In an interview famed social theorist Roberto Unger (and Obama's former law professor) said the following:

"The sin of the public culture of the United States is the tendency to believe that the country discovered, at the time of its foundation, the definitive formula of a free society, and that the rest of humanity must either subscribe to this formula or continue to languish in poverty and despotism."

Thanks for increasing public awareness on privacy and US foreign policy.

glenngreenwald197 karma

Right here on reddit you see the exact same "Clash of Civilizations" rhetoric against muslims especially from the heroes of modern atheists and libertarians such as Richard Dawkins and Bill Maher, many people have lost the ability to empathize with moderate muslims, as a result I have seen a lot of comments after this story's release as being exactly what the NSA is supposed to be doing, or that they are unsurprised, how would you respond to these people?

Undoubtedly, some people have been trained to believe that as long as government abuses are confined to Muslims, they shouldn't and won't care.

But as the serious controversies over things like Guantanamo, torture, drones and surveillance prove, many people do care. As one of the subjects of our story, CAIR Exec Dir Nihad Awad pointed out, abuses that start off confined to one marginalized group ALWAYS spread far beyond that if people ignore it in the first instance.

Also, we have seen this kind of spying before in the 60's as part of COINTELPRO, but back then there was more public outrage and there was even a grand jury, why isn't there the same response now?

I think sometimes we remember COINTELPRO wrong. There were a huge number of Americans - probably most - who thought that anti-war protesters, civil rights leaders and the like SHOULD be monitored because they were threats. Just as was true of how we now regard Dan Ellsberg as a hero, it took many, many years for most Americans to realize how threatening and dangerous that Hoover-era surveillance was.

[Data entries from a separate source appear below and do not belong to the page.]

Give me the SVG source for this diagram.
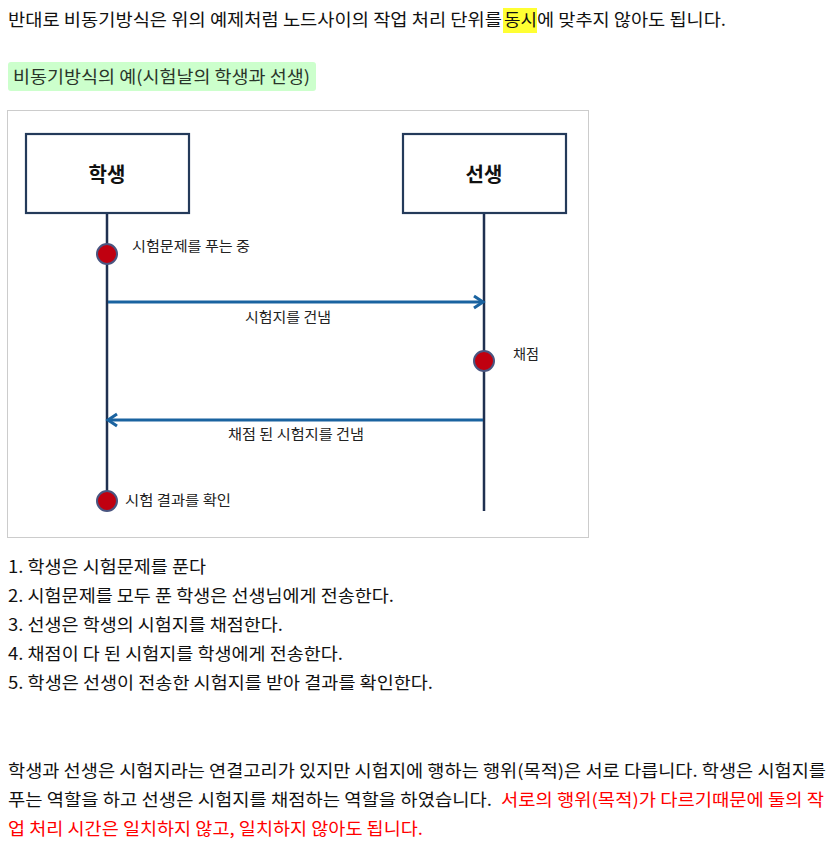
<svg xmlns="http://www.w3.org/2000/svg" width="834" height="856" viewBox="0 0 834 856">
<style>
.t{font-family:"Noto Sans CJK KR","Noto Sans",sans-serif;font-size:17px;fill:#111}
.r{fill:#ff0000}
.lbl{font-family:"Noto Sans CJK KR","Noto Sans",sans-serif;font-size:14px;fill:#222}
.box{fill:#fff;stroke:#243a5a;stroke-width:2.2}
.bt{font-family:"Noto Sans CJK KR","Noto Sans",sans-serif;font-size:20px;font-weight:bold;fill:#111;text-anchor:middle}
.life{stroke:#1f3050;stroke-width:2.5;fill:none}
.dot{fill:#c00010;stroke:#4a5580;stroke-width:2}
.msg{stroke:#1a63a0;stroke-width:3;fill:none}
</style>
<defs>
<marker id="ah" markerUnits="userSpaceOnUse" markerWidth="16" markerHeight="16" viewBox="0 0 16 16" refX="12" refY="8" orient="auto">
<path d="M3,2 L12,8 L3,14" fill="none" stroke="#1a63a0" stroke-width="3"/>
</marker>
</defs>
<rect width="834" height="856" fill="#fff"/>
<g id="intro">
<rect x="503" y="8" width="34" height="25" fill="#ffff33"/>
<text class="t" x="8" y="26" textLength="494" lengthAdjust="spacingAndGlyphs">반대로 비동기방식은 위의 예제처럼 노드사이의 작업 처리 단위를 </text>
<text class="t" x="504" y="26" textLength="33" lengthAdjust="spacingAndGlyphs">동시</text>
<text class="t" x="537" y="26" textLength="189" lengthAdjust="spacingAndGlyphs">에 맞추지 않아도 됩니다.</text>
</g>
<g id="caption">
<rect x="8" y="62" width="308" height="29" rx="3" fill="#ccffcc"/>
<text class="t" x="13" y="83" textLength="297" lengthAdjust="spacingAndGlyphs" style="fill:#2a352a">비동기방식의 예(시험날의 학생과 선생)</text>
</g>
<g id="frame">
<rect x="7.5" y="110.5" width="581" height="427" fill="#fff" stroke="#cccccc" stroke-width="1"/>
</g>
<g id="connectors">
<line class="life" x1="107" y1="213" x2="107" y2="501"/>
<line class="life" x1="484" y1="213" x2="484" y2="511"/>
<line class="msg" x1="108" y1="302" x2="483" y2="302" marker-end="url(#ah)"/>
<line class="msg" x1="483" y1="420" x2="108" y2="420" marker-end="url(#ah)"/>
<text class="lbl" x="245" y="322" textLength="86" lengthAdjust="spacingAndGlyphs">시험지를 건냄</text>
<text class="lbl" x="228" y="439" textLength="136" lengthAdjust="spacingAndGlyphs">채점 된 시험지를 건냄</text>
</g>
<g id="student">
<rect class="box" x="26" y="134" width="163" height="79"/>
<text class="bt" x="107" y="182">학생</text>
</g>
<g id="teacher">
<rect class="box" x="403" y="134" width="163" height="79"/>
<text class="bt" x="484" y="182">선생</text>
</g>
<g id="ev-solving">
<circle class="dot" cx="107" cy="254" r="10"/>
<text class="lbl" x="132" y="251" textLength="118" lengthAdjust="spacingAndGlyphs">시험문제를 푸는 중</text>
</g>
<g id="ev-grading">
<circle class="dot" cx="484" cy="361" r="10"/>
<text class="lbl" x="513" y="359" textLength="26" lengthAdjust="spacingAndGlyphs">채점</text>
</g>
<g id="ev-check">
<circle class="dot" cx="107" cy="501" r="10"/>
<text class="lbl" x="125" y="505" textLength="106" lengthAdjust="spacingAndGlyphs">시험 결과를 확인</text>
</g>
<g id="steps">
<text class="t" x="8" y="573" textLength="198" lengthAdjust="spacingAndGlyphs">1. 학생은 시험문제를 푼다</text>
<text class="t" x="8" y="602" textLength="386" lengthAdjust="spacingAndGlyphs">2. 시험문제를 모두 푼 학생은 선생님에게 전송한다.</text>
<text class="t" x="8" y="631" textLength="275" lengthAdjust="spacingAndGlyphs">3. 선생은 학생의 시험지를 채점한다.</text>
<text class="t" x="8" y="660" textLength="335" lengthAdjust="spacingAndGlyphs">4. 채점이 다 된 시험지를 학생에게 전송한다.</text>
<text class="t" x="8" y="689" textLength="425" lengthAdjust="spacingAndGlyphs">5. 학생은 선생이 전송한 시험지를 받아 결과를 확인한다.</text>
</g>
<g id="summary">
<text class="t" x="8" y="777" textLength="818" lengthAdjust="spacingAndGlyphs">학생과 선생은 시험지라는 연결고리가 있지만 시험지에 행하는 행위(목적)은 서로 다릅니다. 학생은 시험지를</text>
<text class="t" x="8" y="806" textLength="484" lengthAdjust="spacingAndGlyphs">푸는 역할을 하고 선생은 시험지를 채점하는 역할을 하였습니다.</text>
<text class="t r" x="501" y="806" textLength="323" lengthAdjust="spacingAndGlyphs">서로의 행위(목적)가 다르기때문에 둘의 작</text>
<text class="t r" x="8" y="835" textLength="415" lengthAdjust="spacingAndGlyphs">업 처리 시간은 일치하지 않고, 일치하지 않아도 됩니다.</text>
</g>
</svg>
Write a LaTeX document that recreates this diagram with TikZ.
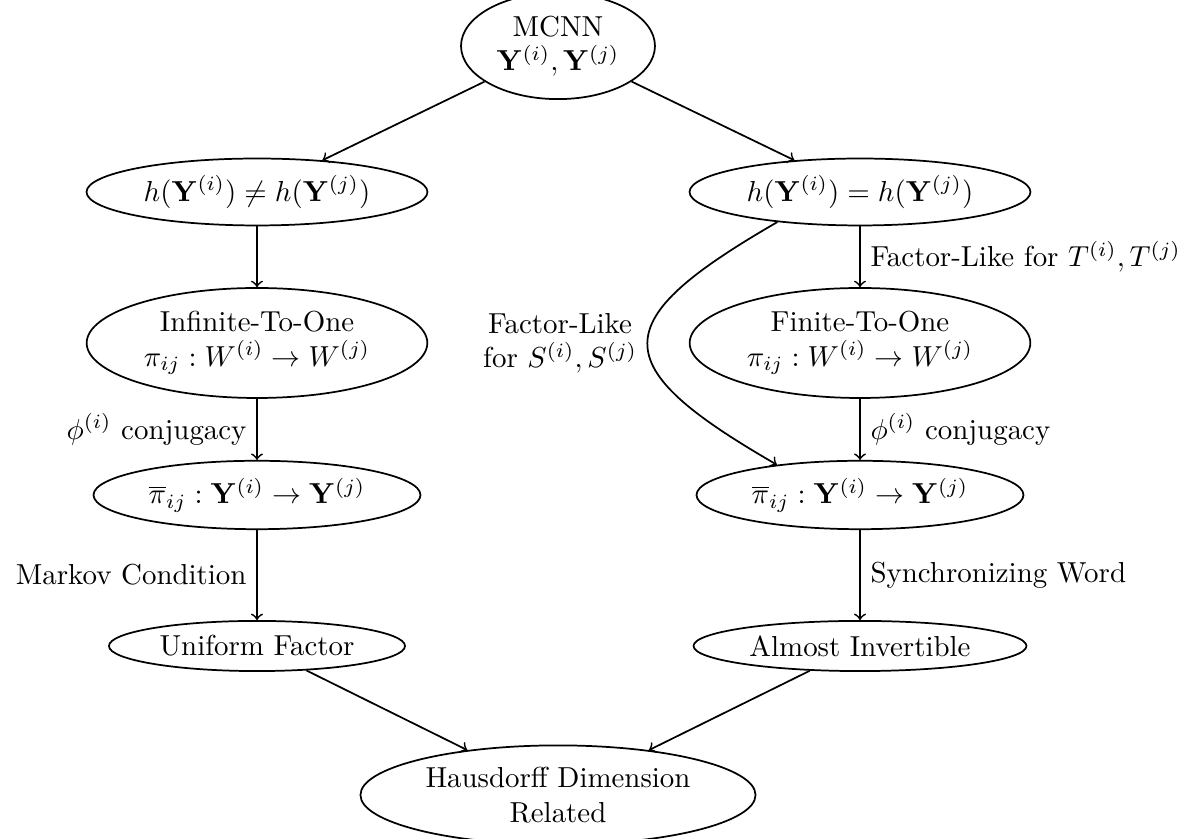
\documentclass[tikz,border=0pt]{standalone}
\usepackage{amsmath,amssymb}
\usetikzlibrary{shapes.geometric}

\tikzset{every picture/.style={line width=0.6pt}}
\tikzset{blob/.style={draw, ellipse, align=center, inner sep=2.5pt},
         flow/.style={->}}

\begin{document}
\begin{tikzpicture}[x=0.346pt,y=0.346pt,yscale=-1,xscale=1]
\useasboundingbox (0,0) rectangle (1199,839);

%Shape: Ellipse [top]
\node [blob] (mcnn) at (558,46) {MCNN\\$\mathbf{Y}^{(i)},\mathbf{Y}^{(j)}$};
%Shape: Ellipse [left column]
\node [blob] (hne) at (257,192) {$h(\mathbf{Y}^{(i)})\neq h(\mathbf{Y}^{(j)})$};
\node [blob] (inf) at (257,343) {Infinite-To-One\\$\pi_{ij}:W^{(i)}\to W^{(j)}$};
\node [blob] (pbl) at (257,495) {$\overline{\pi}_{ij}:\mathbf{Y}^{(i)}\to\mathbf{Y}^{(j)}$};
\node [blob] (uni) at (257,646) {Uniform Factor};
%Shape: Ellipse [right column]
\node [blob] (heq) at (860,192) {$h(\mathbf{Y}^{(i)})=h(\mathbf{Y}^{(j)})$};
\node [blob] (fin) at (860,343) {Finite-To-One\\$\pi_{ij}:W^{(i)}\to W^{(j)}$};
\node [blob] (pbr) at (860,495) {$\overline{\pi}_{ij}:\mathbf{Y}^{(i)}\to\mathbf{Y}^{(j)}$};
\node [blob] (alm) at (860,646) {Almost Invertible};
%Shape: Ellipse [bottom]
\node [blob] (hdr) at (558,795) {Hausdorff Dimension\\Related};

%Straight Lines
\draw [flow] (mcnn) -- (hne);
\draw [flow] (mcnn) -- (heq);
\draw [flow] (hne) -- (inf);
\draw [flow] (inf) -- node [left] {$\phi^{(i)}$ conjugacy} (pbl);
\draw [flow] (pbl) -- node [left] {Markov Condition} (uni);
\draw [flow] (heq) -- node [right] {Factor-Like for $T^{(i)},T^{(j)}$} (fin);
\draw [flow] (fin) -- node [right] {$\phi^{(i)}$ conjugacy} (pbr);
\draw [flow] (pbr) -- node [right] {Synchronizing Word} (alm);
\draw [flow] (uni) -- (hdr);
\draw [flow] (alm) -- (hdr);
%Curve
\draw [flow] (heq.200) to [out=150,in=210,looseness=2.1]
  node [left, align=center] {Factor-Like\\for $S^{(i)},S^{(j)}$} (pbr.160);

\end{tikzpicture}
\end{document}
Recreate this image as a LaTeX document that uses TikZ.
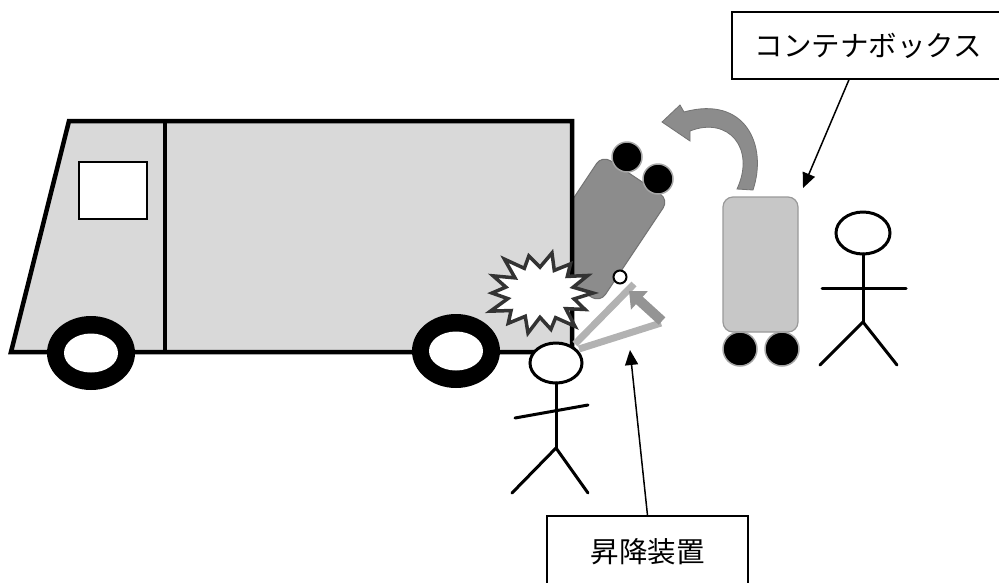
\documentclass[tikz,border=0pt]{standalone}
\usepackage{fontspec}
\newfontfamily\jpfont{Noto Sans CJK JP}
\usetikzlibrary{arrows.meta,calc}

\tikzset{
  truckline/.style={line width=4.5pt, line join=miter},
  wire/.style={line width=3pt, line cap=round},
  lift/.style={line width=7pt, black!30},
  burst/.style={draw=black!80, line width=3.5pt, fill=white, line join=miter},
  tag/.style={draw, line width=1.3pt, fill=white, inner sep=0pt,
    font=\jpfont\fontsize{28.5}{30}\selectfont},
  pointer/.style={line width=1.5pt, -{Triangle[length=15pt,width=13pt]}},
}

\begin{document}
\begin{tikzpicture}[x=1pt, y=-1pt]
  \useasboundingbox (0,0) rectangle (999,582);

  % box tipped onto the lift, half behind the truck
  \begin{scope}[shift={(601,229)}, rotate=-33.7]
    \draw[draw=black!55, fill=black!45, line width=1pt, rounded corners=10pt]
      (-40,-62) rectangle (40,62);
  \end{scope}
  \foreach \p in {(627,157), (658,179)}
    \draw[draw=black!35, fill=black, line width=1.5pt] \p circle (15pt);

  % truck
  \draw[truckline, fill=black!15] (69,121) -- (572,121) -- (572,352) -- (11,352) -- cycle;
  \draw[truckline] (165,121) -- (165,352);
  \draw[line width=2pt, fill=white] (79,162) rectangle (147,219);
  \foreach \c in {(91,353), (456,351)} {
    \fill \c ellipse [x radius=44pt, y radius=37pt];
    \fill[white] \c ellipse [x radius=27pt, y radius=19.5pt];
  }

  % lift arms
  \draw[lift] (575,344) -- (634,284);
  \draw[lift] (579,349) -- (661,323);
  \draw[line width=2pt, fill=white] (620,277) circle (6.5pt);
  \draw[black!42, line width=10pt, -{Triangle[length=14pt,width=24pt]}] (662,321) -- (629,291);

  % impact
  \begin{scope}[shift={(540,293)}, yscale=0.76]
    \draw[burst] (0:53) -- (12.86:35)
      \foreach \i/\ro/\ri in {1/50/33, 2/56/36, 3/49/32, 4/54/34, 5/51/37, 6/55/33,
                              7/48/35, 8/52/32, 9/57/36, 10/50/34, 11/54/33, 12/49/35, 13/53/34}
      { -- ({\i*25.71}:\ro) -- ({\i*25.71+12.86}:\ri) } -- cycle;
  \end{scope}

  % worker at the lift
  \draw[wire, fill=white] (556,363) ellipse [x radius=26pt, y radius=20pt];
  \draw[wire] (556,383) -- (556,448);
  \draw[wire] (515,418) -- (588,405);
  \draw[wire] (512,493) -- (556,448) -- (588,493);

  % box standing on the ground
  \draw[draw=black!40, fill=black!22, line width=1.2pt, rounded corners=10pt]
    (723,197) rectangle (798,332);
  \foreach \p in {(740,349), (782,349)}
    \draw[draw=black!35, fill=black, line width=1.5pt] \p circle (17pt);

  % second worker
  \draw[wire, fill=white] (863,233) ellipse [x radius=27pt, y radius=21pt];
  \draw[wire] (863,254) -- (863,322);
  \draw[wire] (822,288) -- (906,288);
  \draw[wire] (820,365) -- (863,322) -- (897,365);

  % turn-over arrow
  \filldraw[fill=black!45, draw=black!55, line width=0.8pt]
    (753,190) .. controls (768,145) and (745,95) .. (684,112)
    -- (680,105) -- (662,122) -- (690,141) -- (690,131)
    .. controls (728,116) and (756,148) .. (737,189) -- cycle;

  % labels
  \node[tag, minimum width=273pt, minimum height=67pt] (cbox) at (868.5,45.5) {コンテナボックス};
  \node[tag, minimum width=201pt, minimum height=72pt] (lbox) at (647.5,552) {昇降装置};
  \coordinate (cbox tip) at (803,188);
  \coordinate (lbox tip) at (630,350);
  \draw[pointer] ($(cbox.south)+(-19.5,0)$) -- (cbox tip);
  \draw[pointer] (lbox.north) -- (lbox tip);
\end{tikzpicture}
\end{document}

I think if you compare the global outrage over the last year to the NSA revelations to how people reacted to the COINTELPRO story, there is at least as much anger, if not more, now than there was then.

hatrickpatrick68 karma

I think if you compare the global outrage over the last year to the NSA revelations to how people reacted to the COINTELPRO story, there is at least as much anger, if not more, now than there was then.

Sadly, the US government seems to believe that foreigners have absolutely no rights at all, and therefore are not concerned with any global reaction. Change will only come if people inside the US get angry.

glenngreenwald240 karma

Sadly, the US government seems to believe that foreigners have absolutely no rights at all, and therefore are not concerned with any global reaction

Many US journalists believe this, too. It disgusts me how many of them complain that some of the Snowden revelations went beyond reporting on the privacy of Americans - as though the privacy of non-Americans (also known as "95% of the planet") are irrelevant. They're jingoists and authoritarians who went into the wrong line of work.

Altras106 karma

Glenn and Murtaza,

In your article, you cite a "FISA recap" spreadsheet that lists 7,485 e-mail addresses as monitored between 2002 and 2008. Is it your understanding that those 7,485 e-mail addresses are the only ones monitored under FISA court orders during that period?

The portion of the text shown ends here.